On that note, I am pleased but not at all surprised to note that MIT people are using their gifts to respond to the terrible human tragedy unfolding still in Haiti. As we heard from Dylon, many students are donating time and talent as well as money. MIT’s Public Service Center is coordinating a range of efforts to channel funds and expertise to Haiti, and thanks to the work of two dedicated researchers, Chris Csikszentmihalyi and Dale Joachim, since the earthquake, people in and connected to the Media Lab have used their technological skills and creativity to facilitate communications between Haitians here and in Haiti; they plan to extend their work through the process of rebuilding, to help match the flow of resources to the actual areas of need. I am conscious that many efforts connect this campus to the work at hand in Haiti, and some of which I am not yet aware, so I hope you will let me know what they are.

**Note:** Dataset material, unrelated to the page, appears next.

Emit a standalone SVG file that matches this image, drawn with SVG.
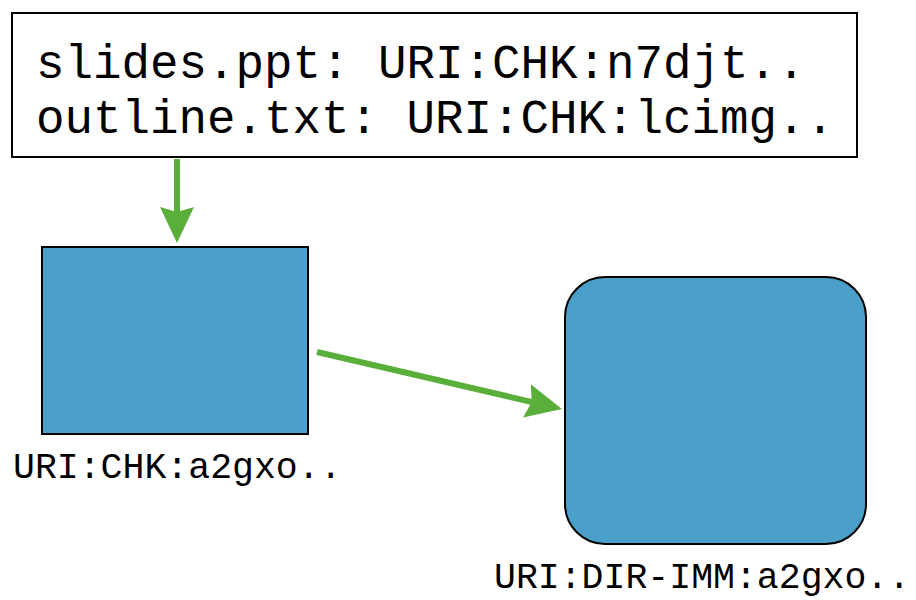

I want to close with a passage that bears special consideration for those of us who belong to an intellectual community like MIT. It is drawn from Dr. King’s Nobel Prize lecture, “The Quest for Peace and Justice,” written almost half a century ago. As he framed it then,
Modern man has brought this whole world to an awe-inspiring threshold of the future. He has reached new and astonishing peaks of scientific success. He has produced machines that think and instruments that peer into the unfathomable ranges of interstellar space. He has built gigantic bridges to span the seas and gargantuan buildings to kiss the skies. His airplanes and spaceships have dwarfed distance, placed time in chains, and carved highways through the stratosphere. This is a dazzling picture of modern man's scientific and technological progress.
Yet, in spite of these spectacular strides in science and technology…. the richer we have become materially, the poorer we have become morally and spiritually. We have learned to fly the air like birds and swim the sea like fish – but we have not learned the simple art of living together as brothers.
In many ways and many places, Dr. King’s words still ring true; the human family has certainly not mastered the art of living together. But I hope that perhaps we have learned something about the true human purposes of technology. And I am extremely proud to be part of a community that is harnessing the tools of modern technology and science to serve the highest human purposes of connection, compassion and kindness.